====== Given data ======

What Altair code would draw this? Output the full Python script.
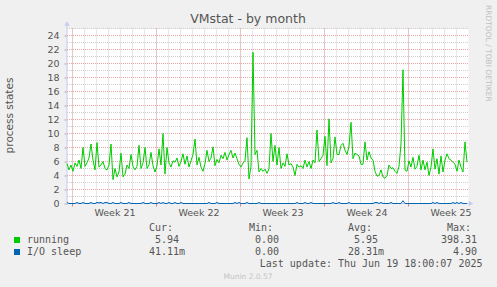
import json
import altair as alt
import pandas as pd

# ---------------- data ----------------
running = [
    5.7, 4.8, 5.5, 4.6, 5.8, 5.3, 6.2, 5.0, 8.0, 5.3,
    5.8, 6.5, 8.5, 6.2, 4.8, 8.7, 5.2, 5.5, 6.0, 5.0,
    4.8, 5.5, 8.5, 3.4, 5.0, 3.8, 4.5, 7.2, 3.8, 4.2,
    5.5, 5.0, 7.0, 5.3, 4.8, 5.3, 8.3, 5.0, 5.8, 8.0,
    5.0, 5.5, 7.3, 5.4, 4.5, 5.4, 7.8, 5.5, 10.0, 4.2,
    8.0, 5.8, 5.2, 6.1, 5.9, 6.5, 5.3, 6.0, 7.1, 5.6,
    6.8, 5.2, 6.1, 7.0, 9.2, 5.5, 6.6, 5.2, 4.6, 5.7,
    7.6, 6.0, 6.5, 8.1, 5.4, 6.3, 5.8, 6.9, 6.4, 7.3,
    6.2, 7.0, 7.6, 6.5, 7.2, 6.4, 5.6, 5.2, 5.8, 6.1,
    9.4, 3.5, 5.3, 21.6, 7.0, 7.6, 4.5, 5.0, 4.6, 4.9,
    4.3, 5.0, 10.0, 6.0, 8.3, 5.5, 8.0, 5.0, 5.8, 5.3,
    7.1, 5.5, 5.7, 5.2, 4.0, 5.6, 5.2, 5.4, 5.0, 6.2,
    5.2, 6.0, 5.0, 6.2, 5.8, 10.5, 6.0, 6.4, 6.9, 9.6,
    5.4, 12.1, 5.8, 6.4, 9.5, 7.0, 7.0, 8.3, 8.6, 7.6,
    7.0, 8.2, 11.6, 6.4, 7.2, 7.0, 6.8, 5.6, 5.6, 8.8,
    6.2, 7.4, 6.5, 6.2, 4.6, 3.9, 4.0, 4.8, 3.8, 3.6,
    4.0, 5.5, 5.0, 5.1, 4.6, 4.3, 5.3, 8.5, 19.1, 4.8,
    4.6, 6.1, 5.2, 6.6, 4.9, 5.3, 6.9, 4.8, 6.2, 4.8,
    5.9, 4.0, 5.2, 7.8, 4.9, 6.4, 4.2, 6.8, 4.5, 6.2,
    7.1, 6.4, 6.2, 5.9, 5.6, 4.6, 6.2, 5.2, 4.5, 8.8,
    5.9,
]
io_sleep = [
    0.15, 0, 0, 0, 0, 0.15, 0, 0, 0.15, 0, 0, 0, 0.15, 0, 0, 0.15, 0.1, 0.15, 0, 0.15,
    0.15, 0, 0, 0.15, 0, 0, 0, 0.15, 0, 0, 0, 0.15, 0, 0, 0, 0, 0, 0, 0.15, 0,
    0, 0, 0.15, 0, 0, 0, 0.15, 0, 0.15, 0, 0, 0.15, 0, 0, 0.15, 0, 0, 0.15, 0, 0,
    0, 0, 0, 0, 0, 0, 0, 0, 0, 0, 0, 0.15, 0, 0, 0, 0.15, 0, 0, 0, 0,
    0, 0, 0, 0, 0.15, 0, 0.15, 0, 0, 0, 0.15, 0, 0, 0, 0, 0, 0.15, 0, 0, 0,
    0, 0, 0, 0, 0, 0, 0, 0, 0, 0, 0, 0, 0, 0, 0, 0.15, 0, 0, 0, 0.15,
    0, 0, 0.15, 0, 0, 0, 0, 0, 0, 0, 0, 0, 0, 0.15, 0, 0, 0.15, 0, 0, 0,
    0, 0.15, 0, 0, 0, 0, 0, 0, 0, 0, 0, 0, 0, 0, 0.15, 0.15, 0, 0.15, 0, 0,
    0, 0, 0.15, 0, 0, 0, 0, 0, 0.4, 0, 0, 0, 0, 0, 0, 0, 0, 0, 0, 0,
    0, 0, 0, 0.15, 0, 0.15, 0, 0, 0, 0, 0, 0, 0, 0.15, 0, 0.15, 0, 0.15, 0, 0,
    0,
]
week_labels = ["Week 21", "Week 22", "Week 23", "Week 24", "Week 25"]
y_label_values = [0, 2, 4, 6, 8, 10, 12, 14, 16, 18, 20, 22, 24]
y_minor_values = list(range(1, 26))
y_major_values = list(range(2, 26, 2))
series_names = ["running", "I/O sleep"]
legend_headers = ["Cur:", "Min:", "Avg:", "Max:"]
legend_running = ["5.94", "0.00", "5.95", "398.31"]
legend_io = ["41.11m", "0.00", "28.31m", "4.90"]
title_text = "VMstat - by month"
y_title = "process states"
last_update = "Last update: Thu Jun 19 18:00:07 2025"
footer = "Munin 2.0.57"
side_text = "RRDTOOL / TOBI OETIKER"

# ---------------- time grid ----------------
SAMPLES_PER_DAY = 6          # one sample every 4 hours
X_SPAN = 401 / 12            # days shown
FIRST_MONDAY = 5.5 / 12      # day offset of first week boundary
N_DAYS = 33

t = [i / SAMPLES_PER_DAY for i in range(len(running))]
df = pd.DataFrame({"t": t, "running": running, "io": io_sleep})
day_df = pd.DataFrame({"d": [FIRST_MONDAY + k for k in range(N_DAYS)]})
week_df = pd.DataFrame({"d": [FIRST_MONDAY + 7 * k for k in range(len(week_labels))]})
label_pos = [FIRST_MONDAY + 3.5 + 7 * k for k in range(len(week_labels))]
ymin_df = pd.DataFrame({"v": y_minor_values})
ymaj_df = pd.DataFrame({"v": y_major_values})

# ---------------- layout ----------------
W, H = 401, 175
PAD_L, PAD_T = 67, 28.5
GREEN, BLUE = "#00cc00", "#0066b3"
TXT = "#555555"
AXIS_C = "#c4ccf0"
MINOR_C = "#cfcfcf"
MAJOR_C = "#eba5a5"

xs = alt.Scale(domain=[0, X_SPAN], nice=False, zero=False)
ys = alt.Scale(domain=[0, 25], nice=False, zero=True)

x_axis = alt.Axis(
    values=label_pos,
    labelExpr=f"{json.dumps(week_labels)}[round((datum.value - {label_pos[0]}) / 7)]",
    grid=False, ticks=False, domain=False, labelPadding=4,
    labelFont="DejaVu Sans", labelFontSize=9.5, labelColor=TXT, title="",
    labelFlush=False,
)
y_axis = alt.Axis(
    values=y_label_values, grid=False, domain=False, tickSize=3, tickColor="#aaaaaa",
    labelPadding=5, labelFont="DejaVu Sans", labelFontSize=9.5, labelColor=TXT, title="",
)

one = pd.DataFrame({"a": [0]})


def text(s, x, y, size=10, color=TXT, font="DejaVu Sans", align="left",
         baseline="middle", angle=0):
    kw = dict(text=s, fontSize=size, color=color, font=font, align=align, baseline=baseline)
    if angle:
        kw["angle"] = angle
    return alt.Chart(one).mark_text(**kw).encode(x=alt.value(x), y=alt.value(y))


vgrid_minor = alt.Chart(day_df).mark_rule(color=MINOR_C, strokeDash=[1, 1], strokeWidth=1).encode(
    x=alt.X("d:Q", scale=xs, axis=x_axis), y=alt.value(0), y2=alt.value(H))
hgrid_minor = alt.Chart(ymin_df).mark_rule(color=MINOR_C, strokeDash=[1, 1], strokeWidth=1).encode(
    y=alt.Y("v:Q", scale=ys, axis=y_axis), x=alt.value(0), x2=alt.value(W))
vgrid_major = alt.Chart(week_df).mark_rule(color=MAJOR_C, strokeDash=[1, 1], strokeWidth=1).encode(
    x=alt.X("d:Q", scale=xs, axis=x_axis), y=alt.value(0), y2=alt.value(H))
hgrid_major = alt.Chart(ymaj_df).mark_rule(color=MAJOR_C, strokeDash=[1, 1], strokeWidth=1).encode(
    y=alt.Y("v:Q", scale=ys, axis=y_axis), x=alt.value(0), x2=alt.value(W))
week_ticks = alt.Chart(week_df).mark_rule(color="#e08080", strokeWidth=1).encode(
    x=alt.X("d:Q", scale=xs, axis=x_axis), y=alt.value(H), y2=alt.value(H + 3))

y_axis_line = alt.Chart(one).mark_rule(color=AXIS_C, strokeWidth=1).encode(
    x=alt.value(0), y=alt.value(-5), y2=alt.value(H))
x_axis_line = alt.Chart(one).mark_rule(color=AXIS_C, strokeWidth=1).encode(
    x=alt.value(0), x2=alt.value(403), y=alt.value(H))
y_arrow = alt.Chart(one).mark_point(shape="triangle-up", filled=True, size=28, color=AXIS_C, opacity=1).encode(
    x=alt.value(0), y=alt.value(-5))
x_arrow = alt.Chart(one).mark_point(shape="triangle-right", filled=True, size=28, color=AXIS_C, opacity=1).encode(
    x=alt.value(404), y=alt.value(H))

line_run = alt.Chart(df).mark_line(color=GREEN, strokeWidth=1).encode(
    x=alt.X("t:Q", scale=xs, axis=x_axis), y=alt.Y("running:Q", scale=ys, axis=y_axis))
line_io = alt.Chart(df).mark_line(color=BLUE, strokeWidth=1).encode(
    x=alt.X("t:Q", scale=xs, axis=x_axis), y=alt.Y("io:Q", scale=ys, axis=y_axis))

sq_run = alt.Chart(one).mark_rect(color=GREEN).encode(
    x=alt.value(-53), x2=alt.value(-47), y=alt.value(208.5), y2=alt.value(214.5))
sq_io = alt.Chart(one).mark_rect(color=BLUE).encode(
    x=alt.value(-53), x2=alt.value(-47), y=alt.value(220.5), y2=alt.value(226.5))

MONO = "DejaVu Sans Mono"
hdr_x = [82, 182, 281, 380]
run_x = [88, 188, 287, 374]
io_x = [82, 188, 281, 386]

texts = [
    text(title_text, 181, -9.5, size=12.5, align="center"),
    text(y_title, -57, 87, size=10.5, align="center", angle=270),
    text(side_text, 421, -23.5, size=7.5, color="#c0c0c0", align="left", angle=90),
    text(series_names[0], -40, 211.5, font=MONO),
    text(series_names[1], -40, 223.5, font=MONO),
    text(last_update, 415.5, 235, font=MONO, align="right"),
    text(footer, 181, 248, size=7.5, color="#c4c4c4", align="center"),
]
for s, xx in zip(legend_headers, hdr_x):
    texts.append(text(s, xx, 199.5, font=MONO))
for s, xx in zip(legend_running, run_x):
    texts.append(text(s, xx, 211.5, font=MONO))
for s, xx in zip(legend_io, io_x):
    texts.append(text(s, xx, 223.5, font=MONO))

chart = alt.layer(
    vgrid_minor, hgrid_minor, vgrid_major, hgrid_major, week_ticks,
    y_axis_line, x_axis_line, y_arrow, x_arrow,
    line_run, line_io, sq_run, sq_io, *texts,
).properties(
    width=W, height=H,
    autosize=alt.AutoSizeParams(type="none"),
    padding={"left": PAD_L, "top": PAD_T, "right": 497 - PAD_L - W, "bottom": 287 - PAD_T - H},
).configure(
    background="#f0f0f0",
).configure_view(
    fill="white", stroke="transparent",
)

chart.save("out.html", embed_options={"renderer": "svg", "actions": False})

======

- **Written problem**
Without the pictures, please reproduce each line of the listing above exactly, from the first one through the line bearing "import pandas as pd".

- **Output of the task**
What Altair code would draw this? Output the full Python script.
import json
import altair as alt
import pandas as pd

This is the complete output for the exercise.